I read the letters in November with some bemusement. I hear the anger of those who have left the ELCA. One writer describes the attitude of those who have chosen to stay with the ELCA toward those who have chosen to leave it as "elitist, snobbish, arrogant and smug." The carefully constructed documents of the 2009 Churchwide Assembly include the right to follow "bound conscience." Apparently those who cannot live within the church even with this freedom now want to be courted and cajoled, and are unhappy with words that say those of us who stayed are ready to move on. If you have left, so be it. But do not now tell me how I should respond to your departure. Presiding Bishop Mark S. Hanson says we must not be a "timid church" ("Days of timidity are over," November 2010). Amen and amen!
For about the past six years of catechetical classes, I've required the attendance of at least one parent at each meeting (My View: "Parents must take the lead," November 2010). It was my hope that with the parents "overhearing" what was taught that night, there could be some conversation in the car on the way home and during the week until the next class. I also hoped it would impress upon the children the parents' investment in the process. Every year the parents say how much they learned and how they appreciated reviewing all that material from their own confirmation.

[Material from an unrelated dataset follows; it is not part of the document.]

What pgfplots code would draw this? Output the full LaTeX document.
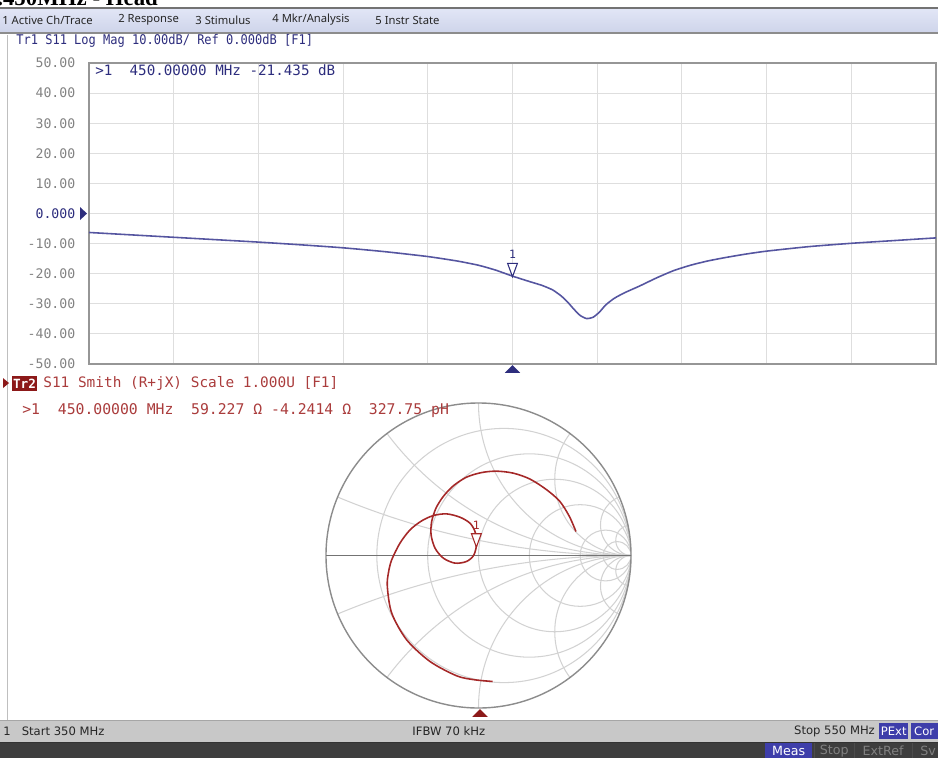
\documentclass[border=0pt]{standalone}
\usepackage{fontspec}
\usepackage{pgfplots}
\pgfplotsset{compat=1.18}
\usepackage{pgfplotstable}
\setmainfont{DejaVu Sans}
\newfontfamily\monof{DejaVu Sans Mono}
\newfontfamily\menuf{Noto Sans}
\newfontfamily\titlef{Liberation Serif}

\definecolor{navy}{RGB}{45,45,125}
\definecolor{trace1}{RGB}{85,85,160}
\definecolor{tickgray}{RGB}{130,130,130}
\definecolor{gridc}{RGB}{222,222,222}
\definecolor{framec}{RGB}{150,150,150}
\definecolor{trace2}{RGB}{165,40,40}
\definecolor{redtext}{RGB}{170,60,60}
\definecolor{trbox}{RGB}{140,25,25}
\definecolor{sgrid}{RGB}{210,210,210}
\definecolor{souter}{RGB}{140,140,140}
\definecolor{menutop}{RGB}{226,230,246}
\definecolor{menubot}{RGB}{206,212,234}
\definecolor{statusbar}{RGB}{200,200,200}
\definecolor{darkbar}{RGB}{62,62,62}
\definecolor{btnblue}{RGB}{62,62,170}

\pgfdeclareplotmark{tridown}{%
  \pgfpathmoveto{\pgfpointorigin}%
  \pgfpathlineto{\pgfpoint{-2.8pt}{7.6pt}}%
  \pgfpathlineto{\pgfpoint{2.8pt}{7.6pt}}%
  \pgfpathclose\pgfusepathqfillstroke}
\pgfdeclareplotmark{triup}{%
  \pgfpathmoveto{\pgfpoint{0pt}{-0.6pt}}%
  \pgfpathlineto{\pgfpoint{-4.4pt}{-5pt}}%
  \pgfpathlineto{\pgfpoint{4.4pt}{-5pt}}%
  \pgfpathclose\pgfusepathqfill}

\pgfplotstableread{
f db
350 -6.3
360 -7.1
370 -7.9
380 -8.7
390 -9.5
400 -10.4
410 -11.4
420 -12.7
430 -14.3
437 -15.8
442 -17.2
446 -18.8
450 -20.8
454 -22.6
457 -23.9
459.5 -25.4
461.5 -27.4
463 -29.4
464.5 -31.8
466 -33.9
467.5 -34.9
469 -34.5
470.5 -32.8
472 -30.4
474 -28.2
476.5 -26.3
480 -24.1
484 -21.4
488 -19.0
492 -17.2
496 -15.8
500 -14.7
505 -13.5
510 -12.5
520 -11.0
530 -9.9
540 -9.0
550 -8.1
}\traceone

\pgfplotstableread{
gr gi
0.093 -0.826
-0.025 -0.815
-0.143 -0.789
-0.318 -0.695
-0.471 -0.553
-0.569 -0.378
-0.598 -0.203
-0.590 -0.110
-0.569 -0.028
-0.515 0.081
-0.449 0.168
-0.373 0.227
-0.296 0.262
-0.209 0.273
-0.121 0.251
-0.056 0.212
-0.023 0.157
-0.012 0.081
-0.030 0.004
-0.078 -0.039
-0.154 -0.050
-0.231 -0.017
-0.285 0.048
-0.311 0.136
-0.307 0.223
-0.279 0.310
-0.231 0.387
-0.165 0.457
-0.078 0.514
0.021 0.544
0.119 0.553
0.228 0.540
0.338 0.501
0.447 0.431
0.534 0.354
0.596 0.256
0.639 0.157
}\tracetwo

\begin{document}
\begin{tikzpicture}
\useasboundingbox (0,0) rectangle (18.76,-15.16);
\clip (0,0) rectangle (18.76,-15.16);

% ---------- upper pane: log magnitude ----------
\begin{axis}[
  at={(1.78cm,-7.28cm)}, anchor=south west,
  scale only axis, width=16.94cm, height=6.02cm,
  xmin=350, xmax=550, ymin=-50, ymax=50,
  xtick={350,370,...,550}, xticklabels={},
  ytick={-50,-40,...,50},
  yticklabels={-50.00,-40.00,-30.00,-20.00,-10.00,\textcolor{navy}{0.000},10.00,20.00,30.00,40.00,50.00},
  major tick length=0pt,
  grid=major, major grid style={draw=gridc, line width=0.6pt},
  axis line style={draw=framec, line width=0.7pt},
  yticklabel style={font=\monof\fontsize{7.5}{8}\selectfont, text=tickgray, xshift=-0.15cm},
  clip=false,
]
\addplot[trace1, line width=0.9pt, smooth, tension=0.35] table[x=f,y=db]{\traceone};
\addplot[only marks, mark=tridown, mark options={fill=white, draw=navy, line width=0.6pt}]
  coordinates {(450,-21.0)} node[yshift=12.5pt, inner sep=0, text=navy, font=\monof\fontsize{6.5}{7}\selectfont] {1};
\addplot[only marks, mark=triup, mark options={fill=navy, draw=none}] coordinates {(450,-50)};
\end{axis}

% ---------- lower pane: Smith chart ----------
\begin{axis}[
  at={(6.52cm,-14.16cm)}, anchor=south west,
  scale only axis, width=6.1cm, height=6.1cm,
  xmin=-1, xmax=1, ymin=-1, ymax=1,
  hide axis, clip=false,
]
\begin{scope}
\clip (axis cs:0,0) circle[radius=3.05cm];
% constant resistance circles
\draw[sgrid, line width=0.6pt] (axis cs:0.16667,0) circle[radius=2.5417cm];
\draw[sgrid, line width=0.6pt] (axis cs:0.33333,0) circle[radius=2.0333cm];
\draw[sgrid, line width=0.6pt] (axis cs:0.5,0) circle[radius=1.525cm];
\draw[sgrid, line width=0.6pt] (axis cs:0.66667,0) circle[radius=1.0167cm];
\draw[sgrid, line width=0.6pt] (axis cs:0.83333,0) circle[radius=0.5083cm];
\draw[sgrid, line width=0.6pt] (axis cs:0.90909,0) circle[radius=0.2773cm];
% constant reactance arcs
\draw[sgrid, line width=0.6pt] (axis cs:1,5) circle[radius=15.25cm];
\draw[sgrid, line width=0.6pt] (axis cs:1,-5) circle[radius=15.25cm];
\draw[sgrid, line width=0.6pt] (axis cs:1,2) circle[radius=6.1cm];
\draw[sgrid, line width=0.6pt] (axis cs:1,-2) circle[radius=6.1cm];
\draw[sgrid, line width=0.6pt] (axis cs:1,1) circle[radius=3.05cm];
\draw[sgrid, line width=0.6pt] (axis cs:1,-1) circle[radius=3.05cm];
\draw[sgrid, line width=0.6pt] (axis cs:1,0.5) circle[radius=1.525cm];
\draw[sgrid, line width=0.6pt] (axis cs:1,-0.5) circle[radius=1.525cm];
\draw[sgrid, line width=0.6pt] (axis cs:1,0.2) circle[radius=0.61cm];
\draw[sgrid, line width=0.6pt] (axis cs:1,-0.2) circle[radius=0.61cm];
\draw[sgrid, line width=0.6pt] (axis cs:1,0.1) circle[radius=0.305cm];
\draw[sgrid, line width=0.6pt] (axis cs:1,-0.1) circle[radius=0.305cm];
\end{scope}
\draw[souter, line width=0.8pt] (axis cs:0,0) circle[radius=3.05cm];
\draw[black!55, line width=0.8pt] (axis cs:-1,0) -- (axis cs:1,0);
\addplot[trace2, line width=0.9pt, smooth, tension=0.5] table[x=gr,y=gi]{\tracetwo};
\addplot[only marks, mark=tridown, mark options={fill=white, draw=trace2, line width=0.6pt}]
  coordinates {(-0.014,0.055)} node[yshift=12.5pt, inner sep=0, text=trace2, font=\monof\fontsize{6.5}{7}\selectfont] {1};
\addplot[only marks, mark=triup, mark options={fill=trbox, draw=none}] coordinates {(0.01,-1)};
\end{axis}

% ---------- instrument frame, texts ----------
\begin{scope}[x=0.02cm, y=-0.02cm]
% title (cut at top, as in the screenshot)
\node[anchor=base west, inner sep=0, font=\titlef\bfseries\fontsize{13}{13}\selectfont] at (-3,6) {.450MHz - Head};
% menu bar
\shade[top color=menutop, bottom color=menubot] (0,8) rectangle (938,33);
\draw[black!55, line width=0.8pt] (0,8) -- (938,8);
\draw[black!45, line width=1pt] (0,33) -- (938,33);
\begin{scope}[every node/.style={anchor=west, inner sep=0, font=\menuf\fontsize{6.4}{7}\selectfont, text=black!85}]
\node at (2,20) {1 Active Ch/Trace};
\node at (118,20) {2 Response};
\node at (195,20) {3 Stimulus};
\node at (272,20) {4 Mkr/Analysis};
\node at (375,20) {5 Instr State};
\end{scope}
% left border
\draw[black!25, line width=0.5pt] (7,35) -- (7,720);
% trace 1 header and readout
\node[anchor=west, inner sep=0, text=navy, font=\monof\fontsize{7.6}{8}\selectfont] at (16,41)
  {\scalebox{0.9}[1]{Tr1 S11 Log Mag 10.00dB/ Ref 0.000dB [F1]}};
\node[anchor=west, inner sep=0, text=navy, font=\monof\fontsize{8.1}{9}\selectfont] at (95,70)
  {>1~~450.00000 MHz -21.435 dB};
% reference position triangle
\fill[navy] (80,207) -- (87,213.5) -- (80,220) -- cycle;
% trace 2 header
\fill[trbox] (3,378) -- (9,383) -- (3,388) -- cycle;
\fill[trbox] (12,376) rectangle (37,391);
\node[anchor=center, inner sep=0, text=white, font=\monof\bfseries\fontsize{7.2}{8}\selectfont] at (24.5,383.5) {Tr2};
\node[anchor=west, inner sep=0, text=redtext, font=\monof\fontsize{8.2}{9}\selectfont] at (43,383)
  {S11 Smith (R+jX) Scale 1.000U [F1]};
\node[anchor=west, inner sep=0, text=redtext, font=\monof\fontsize{8.4}{9}\selectfont] at (22,410)
  {>1~~450.00000 MHz~~59.227 Ω -4.2414 Ω~~327.75 pH};
% status bar
\fill[statusbar] (0,720) rectangle (938,742);
\draw[black!35, line width=0.6pt] (0,720) -- (938,720);
\fill[darkbar] (0,742) rectangle (938,758);
\draw[black!80, line width=0.8pt] (0,742.5) -- (938,742.5);
\begin{scope}[every node/.style={inner sep=0, font=\fontsize{6.6}{7}\selectfont, text=black!85}]
\node[anchor=west] at (3,731) {1\ \ \ Start 350 MHz};
\node[anchor=west] at (412,731) {IFBW 70 kHz};
\node[anchor=east] at (875,731) {Stop 550 MHz};
\end{scope}
\fill[btnblue] (879,723) rectangle (908,739);
\node[inner sep=0, text=white, font=\fontsize{6.6}{7}\selectfont] at (893.5,731) {PExt};
\fill[btnblue] (911,723) rectangle (940,739);
\node[inner sep=0, text=white, font=\fontsize{6.6}{7}\selectfont] at (924,731) {Cor};
\fill[btnblue] (765,743) rectangle (812,758);
\node[inner sep=0, text=white, font=\fontsize{7.2}{8}\selectfont] at (788.5,751) {Meas};
\begin{scope}[every node/.style={inner sep=0, font=\fontsize{7.2}{8}\selectfont, text=black!50}]
\node at (834,751) {Stop};
\node at (883,751) {ExtRef};
\node at (928,751) {Sv};
\end{scope}
\draw[black!70, line width=0.6pt] (814,743) -- (814,758);
\draw[black!70, line width=0.6pt] (854,743) -- (854,758);
\draw[black!70, line width=0.6pt] (912,743) -- (912,758);
\end{scope}
\end{tikzpicture}
\end{document}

The Rev. Cynthia J. Fazzini
While I appreciate the "My view" ("Use God's creation," October 2010) drawing attention to the environmental crisis, I fear the human-centric viewpoint sends a wrong message, as does the use of the word stewardship. The writer ignores the sin of incurvatus in se, which corrupts our "reasoned effort to balance risks of harm to the environment with the benefits." I suggest a rereading of Genesis 2:15 with attention to the original Hebrew words that show humans as respectful partners with creation.